Amen of the Week:
“You have to say no to your friends to say yes to your work… What are you going to do … lose that idea because you decide to have a drink with your friends?”
- Lin-Manuel Miranda, creator of the new Broadway hit “Hamilton”
(Wall St. Journal, April 6, 2016)
A few weeks ago I spoke to a class at Columbia Business School. I gave a fun little demonstration of how our odds of success can be far different than we’d assume. I asked a student to name a card and proceeded to correctly name it. This wasn’t a magic trick. I honestly predicted her card correctly. But my odds weren’t 1 in 52. They were closer to 1 in 2. You can learn how in this 2-minute video excerpt …
The point that I was trying to communicate to the students is that our odds of success as investors are not necessarily what we might presume. There are roughly 2,500 liquid US stocks in which you can invest. However, the odds of one of these stocks being a successful investment are not evenly distributed. Yes, the market is highly efficient, but not perfectly so.
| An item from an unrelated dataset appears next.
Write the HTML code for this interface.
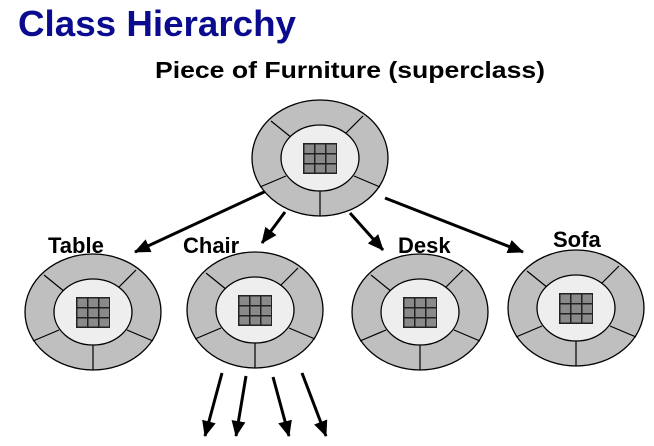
<!DOCTYPE html>
<html><head><meta charset="utf-8"><style>
html,body{margin:0;padding:0;background:#fff;}
svg{display:block;}
text{font-family:"Liberation Sans",Arial,sans-serif;font-weight:bold;}
</style></head><body>
<svg width="654" height="446" viewBox="0 0 654 446" xmlns="http://www.w3.org/2000/svg">
<defs>
<g id="node">
  <ellipse cx="0" cy="0" rx="68" ry="58" fill="#bfbfbf" stroke="#000" stroke-width="1.3"/>
  <line x1="-49" y1="-37" x2="-28" y2="-20" stroke="#000" stroke-width="1.2"/>
  <line x1="43" y1="-42" x2="25" y2="-24" stroke="#000" stroke-width="1.2"/>
  <line x1="-60" y1="29" x2="-34" y2="18" stroke="#000" stroke-width="1.2"/>
  <line x1="34" y1="18" x2="60" y2="29" stroke="#000" stroke-width="1.2"/>
  <line x1="0" y1="33" x2="0" y2="58" stroke="#000" stroke-width="1.2"/>
  <ellipse cx="0" cy="0" rx="39" ry="33" fill="#eeeeee" stroke="#000" stroke-width="1.3"/>
  <rect x="-17" y="-15" width="34" height="31" fill="#222"/>
  <g fill="#8a8a8a">
    <rect x="-15.5" y="-13.5" width="9.5" height="8.5"/><rect x="-4.5" y="-13.5" width="9.5" height="8.5"/><rect x="6.5" y="-13.5" width="9.5" height="8.5"/>
    <rect x="-15.5" y="-3.5" width="9.5" height="8.5"/><rect x="-4.5" y="-3.5" width="9.5" height="8.5"/><rect x="6.5" y="-3.5" width="9.5" height="8.5"/>
    <rect x="-15.5" y="6.5" width="9.5" height="8"/><rect x="-4.5" y="6.5" width="9.5" height="8"/><rect x="6.5" y="6.5" width="9.5" height="8"/>
  </g>
</g>
<marker id="ah2" markerWidth="16" markerHeight="14" refX="15" refY="7" orient="auto" markerUnits="userSpaceOnUse" viewBox="0 0 16 14">
  <path d="M0,0 L16,7 L0,14 Z" fill="#000"/>
</marker>
</defs>

<text x="18" y="36" font-size="36" fill="#0b0b8f" textLength="278" lengthAdjust="spacingAndGlyphs">Class Hierarchy</text>
<text x="155" y="78" font-size="23" fill="#000" textLength="390" lengthAdjust="spacingAndGlyphs">Piece of Furniture (superclass)</text>

<g stroke="#000" stroke-width="3" fill="none">
  <line x1="277" y1="186" x2="135" y2="252" marker-end="url(#ah2)"/>
  <line x1="285" y1="212" x2="262" y2="243" marker-end="url(#ah2)"/>
  <line x1="350" y1="213" x2="383" y2="250" marker-end="url(#ah2)"/>
  <line x1="385" y1="198" x2="523" y2="252" marker-end="url(#ah2)"/>
  <line x1="222" y1="373" x2="205" y2="436" marker-end="url(#ah2)"/>
  <line x1="246" y1="376" x2="236" y2="436" marker-end="url(#ah2)"/>
  <line x1="273" y1="377" x2="289" y2="436" marker-end="url(#ah2)"/>
  <line x1="302" y1="373" x2="326" y2="436" marker-end="url(#ah2)"/>
</g>

<use href="#node" transform="translate(320,158)"/>
<use href="#node" transform="translate(93,312)"/>
<use href="#node" transform="translate(255,310)"/>
<use href="#node" transform="translate(420,312)"/>
<use href="#node" transform="translate(576,308)"/>

<text x="48" y="253" font-size="22" fill="#000">Table</text>
<text x="183" y="253" font-size="22" fill="#000">Chair</text>
<text x="398" y="253" font-size="22" fill="#000">Desk</text>
<text x="553" y="247" font-size="22" fill="#000">Sofa</text>
</svg>
</body></html>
Some stocks have historically proven to have had better odds of success than others. Small stocks, for example, have done better than large stocks, and low-expectation, or “value”, stocks have done better than high-expectation, or “growth”, stocks.
But we need to be careful. Just when we think we’ve found a strategy that tilts the odds in our favor, we might be naively adopting one that does just the opposite. Investing has a way of confounding the most logical of thinkers. Statisticians can make dangerous mistakes by extrapolating past patterns into the future. Human beings determine securities prices, and humans are … well … human. They’re not robots. Their behavior and nature can change over time. This is why Fielder remains a healthy skeptic regarding investment strategies that are overly-quantitative – especially those that seem to have done so much better for so long. Consider my magic card trick example in the video. Assume that this video goes viral. (Ha!) If it did, all students would know the two cards that I’d assume they’d pick. Next year if I were to give this same demonstration, my odds of correctly guessing a student’s card would be far less than 1 in 2. They might even be less than 1 in 52. This is why we want to avoid investing blindly in what worked well yesterday. Circumstances and human perceptions are constantly evolving. As a result, market prices – and hence our odds of success – are constantly evolving. May we thus remember to think ahead, not in the past.